● **GIVEN PROBLEM**
Give back the full listing verbatim, apart from its images.

:: RAW DATA ::

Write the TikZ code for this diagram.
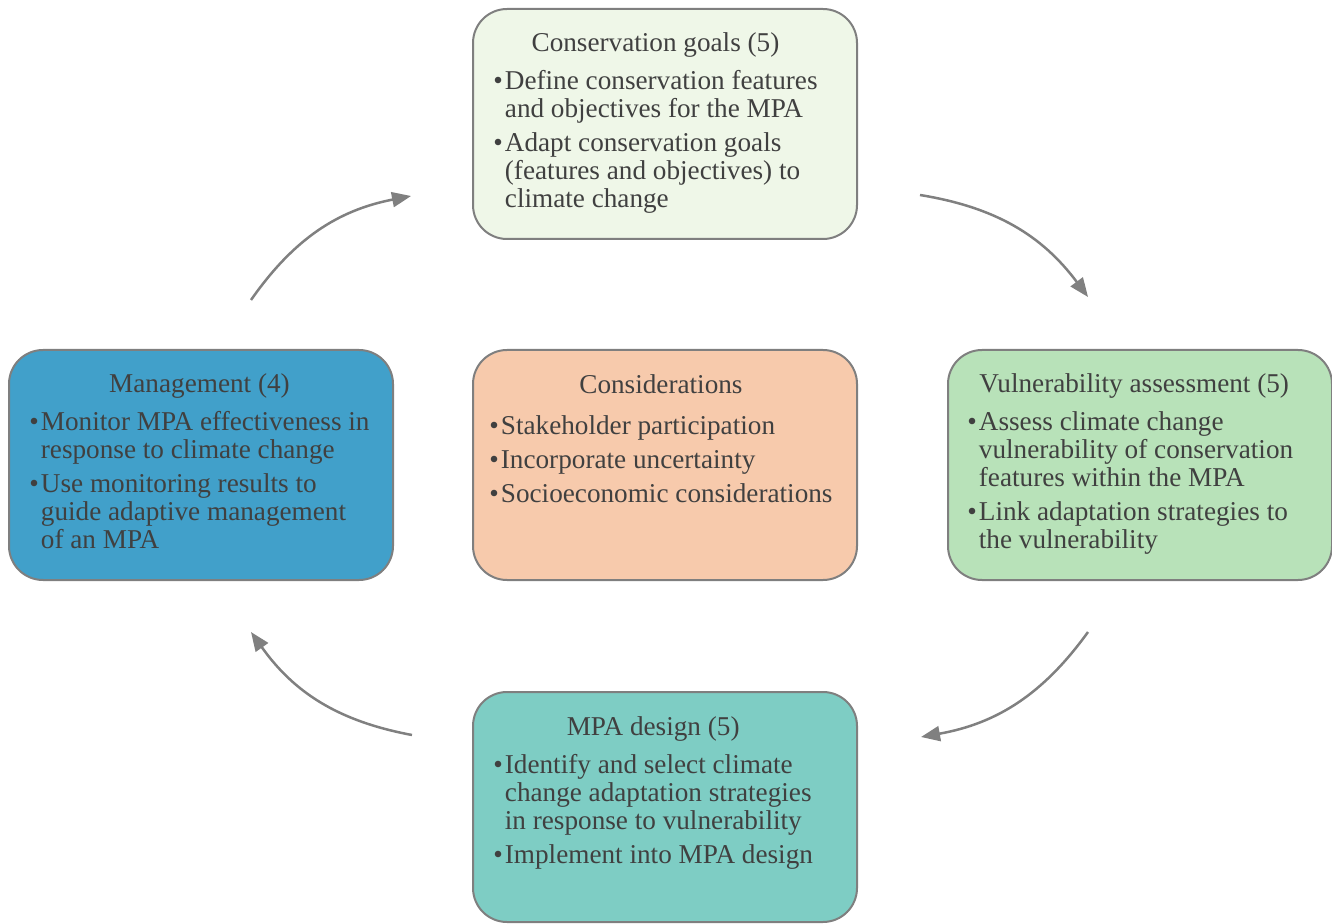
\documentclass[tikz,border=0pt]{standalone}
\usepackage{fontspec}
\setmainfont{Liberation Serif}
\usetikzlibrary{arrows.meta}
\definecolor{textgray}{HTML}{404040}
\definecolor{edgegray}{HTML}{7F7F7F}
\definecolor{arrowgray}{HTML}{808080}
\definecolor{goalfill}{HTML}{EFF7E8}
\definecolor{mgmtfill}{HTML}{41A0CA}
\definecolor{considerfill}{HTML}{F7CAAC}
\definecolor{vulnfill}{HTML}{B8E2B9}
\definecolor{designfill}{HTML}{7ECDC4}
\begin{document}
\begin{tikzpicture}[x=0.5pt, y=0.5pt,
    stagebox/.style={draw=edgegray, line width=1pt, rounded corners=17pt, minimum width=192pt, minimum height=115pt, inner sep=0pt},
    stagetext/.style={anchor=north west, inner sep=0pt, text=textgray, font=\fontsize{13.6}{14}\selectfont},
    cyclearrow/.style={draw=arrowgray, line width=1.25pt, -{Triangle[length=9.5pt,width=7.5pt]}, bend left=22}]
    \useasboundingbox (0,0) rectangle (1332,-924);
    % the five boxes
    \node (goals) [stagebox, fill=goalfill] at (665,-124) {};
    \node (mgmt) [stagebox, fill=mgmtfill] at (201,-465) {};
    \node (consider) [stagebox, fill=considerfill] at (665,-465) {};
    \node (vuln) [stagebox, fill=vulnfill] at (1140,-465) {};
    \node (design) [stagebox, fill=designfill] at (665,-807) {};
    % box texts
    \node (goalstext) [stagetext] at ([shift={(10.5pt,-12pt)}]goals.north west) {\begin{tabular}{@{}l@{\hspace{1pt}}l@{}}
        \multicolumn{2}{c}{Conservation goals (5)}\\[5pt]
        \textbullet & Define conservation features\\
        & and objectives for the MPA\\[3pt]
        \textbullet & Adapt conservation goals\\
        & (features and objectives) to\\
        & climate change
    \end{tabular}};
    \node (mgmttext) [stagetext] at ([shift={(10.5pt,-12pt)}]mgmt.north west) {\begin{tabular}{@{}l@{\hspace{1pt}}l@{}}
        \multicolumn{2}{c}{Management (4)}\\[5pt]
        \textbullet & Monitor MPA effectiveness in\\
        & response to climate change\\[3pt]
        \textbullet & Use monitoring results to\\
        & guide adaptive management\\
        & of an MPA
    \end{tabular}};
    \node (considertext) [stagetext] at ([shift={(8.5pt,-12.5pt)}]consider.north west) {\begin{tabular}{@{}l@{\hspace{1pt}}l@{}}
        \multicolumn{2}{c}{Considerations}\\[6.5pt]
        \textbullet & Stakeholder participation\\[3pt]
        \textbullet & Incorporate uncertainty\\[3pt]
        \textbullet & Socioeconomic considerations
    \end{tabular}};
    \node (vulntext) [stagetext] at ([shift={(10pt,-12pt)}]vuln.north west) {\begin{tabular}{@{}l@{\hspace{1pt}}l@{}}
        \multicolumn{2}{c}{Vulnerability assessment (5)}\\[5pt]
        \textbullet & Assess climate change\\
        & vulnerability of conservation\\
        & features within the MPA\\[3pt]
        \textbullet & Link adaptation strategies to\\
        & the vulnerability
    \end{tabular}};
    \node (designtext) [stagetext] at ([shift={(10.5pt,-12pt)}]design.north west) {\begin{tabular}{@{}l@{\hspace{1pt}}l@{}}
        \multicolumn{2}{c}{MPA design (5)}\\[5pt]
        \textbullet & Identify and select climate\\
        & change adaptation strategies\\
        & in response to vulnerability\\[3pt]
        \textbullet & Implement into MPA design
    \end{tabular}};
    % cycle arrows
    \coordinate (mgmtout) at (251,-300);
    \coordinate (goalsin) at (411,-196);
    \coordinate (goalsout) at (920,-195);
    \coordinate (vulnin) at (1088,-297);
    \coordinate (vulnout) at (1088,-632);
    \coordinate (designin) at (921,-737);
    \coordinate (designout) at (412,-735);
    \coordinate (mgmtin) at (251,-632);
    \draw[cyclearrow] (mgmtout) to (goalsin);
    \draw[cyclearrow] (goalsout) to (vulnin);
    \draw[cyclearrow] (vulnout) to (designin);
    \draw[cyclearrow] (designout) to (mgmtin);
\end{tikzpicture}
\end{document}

:::

● **RESPONSE TO THE TASK**
Write the TikZ code for this diagram.
\documentclass[tikz,border=0pt]{standalone}
\usepackage{fontspec}
\setmainfont{Liberation Serif}
\usetikzlibrary{arrows.meta}
\definecolor{textgray}{HTML}{404040}
\definecolor{edgegray}{HTML}{7F7F7F}
\definecolor{arrowgray}{HTML}{808080}
\definecolor{goalfill}{HTML}{EFF7E8}
\definecolor{mgmtfill}{HTML}{41A0CA}
\definecolor{considerfill}{HTML}{F7CAAC}
\definecolor{vulnfill}{HTML}{B8E2B9}
\definecolor{designfill}{HTML}{7ECDC4}
\begin{document}
\begin{tikzpicture}[x=0.5pt, y=0.5pt,
    stagebox/.style={draw=edgegray, line width=1pt, rounded corners=17pt, minimum width=192pt, minimum height=115pt, inner sep=0pt},
    stagetext/.style={anchor=north west, inner sep=0pt, text=textgray, font=\fontsize{13.6}{14}\selectfont},
    cyclearrow/.style={draw=arrowgray, line width=1.25pt, -{Triangle[length=9.5pt,width=7.5pt]}, bend left=22}]
    \useasboundingbox (0,0) rectangle (1332,-924);
    % the five boxes
    \node (goals) [stagebox, fill=goalfill] at (665,-124) {};
    \node (mgmt) [stagebox, fill=mgmtfill] at (201,-465) {};
    \node (consider) [stagebox, fill=considerfill] at (665,-465) {};
    \node (vuln) [stagebox, fill=vulnfill] at (1140,-465) {};
    \node (design) [stagebox, fill=designfill] at (665,-807) {};
    % box texts
    \node (goalstext) [stagetext] at ([shift={(10.5pt,-12pt)}]goals.north west) {\begin{tabular}{@{}l@{\hspace{1pt}}l@{}}
        \multicolumn{2}{c}{Conservation goals (5)}\\[5pt]
        \textbullet & Define conservation features\\
        & and objectives for the MPA\\[3pt]
        \textbullet & Adapt conservation goals\\
        & (features and objectives) to\\
        & climate change
    \end{tabular}};
    \node (mgmttext) [stagetext] at ([shift={(10.5pt,-12pt)}]mgmt.north west) {\begin{tabular}{@{}l@{\hspace{1pt}}l@{}}
        \multicolumn{2}{c}{Management (4)}\\[5pt]
        \textbullet & Monitor MPA effectiveness in\\
        & response to climate change\\[3pt]
        \textbullet & Use monitoring results to\\
        & guide adaptive management\\
        & of an MPA
    \end{tabular}};
    \node (considertext) [stagetext] at ([shift={(8.5pt,-12.5pt)}]consider.north west) {\begin{tabular}{@{}l@{\hspace{1pt}}l@{}}
        \multicolumn{2}{c}{Considerations}\\[6.5pt]
        \textbullet & Stakeholder participation\\[3pt]
        \textbullet & Incorporate uncertainty\\[3pt]
        \textbullet & Socioeconomic considerations
    \end{tabular}};
    \node (vulntext) [stagetext] at ([shift={(10pt,-12pt)}]vuln.north west) {\begin{tabular}{@{}l@{\hspace{1pt}}l@{}}
        \multicolumn{2}{c}{Vulnerability assessment (5)}\\[5pt]
        \textbullet & Assess climate change\\
        & vulnerability of conservation\\
        & features within the MPA\\[3pt]
        \textbullet & Link adaptation strategies to\\
        & the vulnerability
    \end{tabular}};
    \node (designtext) [stagetext] at ([shift={(10.5pt,-12pt)}]design.north west) {\begin{tabular}{@{}l@{\hspace{1pt}}l@{}}
        \multicolumn{2}{c}{MPA design (5)}\\[5pt]
        \textbullet & Identify and select climate\\
        & change adaptation strategies\\
        & in response to vulnerability\\[3pt]
        \textbullet & Implement into MPA design
    \end{tabular}};
    % cycle arrows
    \coordinate (mgmtout) at (251,-300);
    \coordinate (goalsin) at (411,-196);
    \coordinate (goalsout) at (920,-195);
    \coordinate (vulnin) at (1088,-297);
    \coordinate (vulnout) at (1088,-632);
    \coordinate (designin) at (921,-737);
    \coordinate (designout) at (412,-735);
    \coordinate (mgmtin) at (251,-632);
    \draw[cyclearrow] (mgmtout) to (goalsin);
    \draw[cyclearrow] (goalsout) to (vulnin);
    \draw[cyclearrow] (vulnout) to (designin);
    \draw[cyclearrow] (designout) to (mgmtin);
\end{tikzpicture}
\end{document}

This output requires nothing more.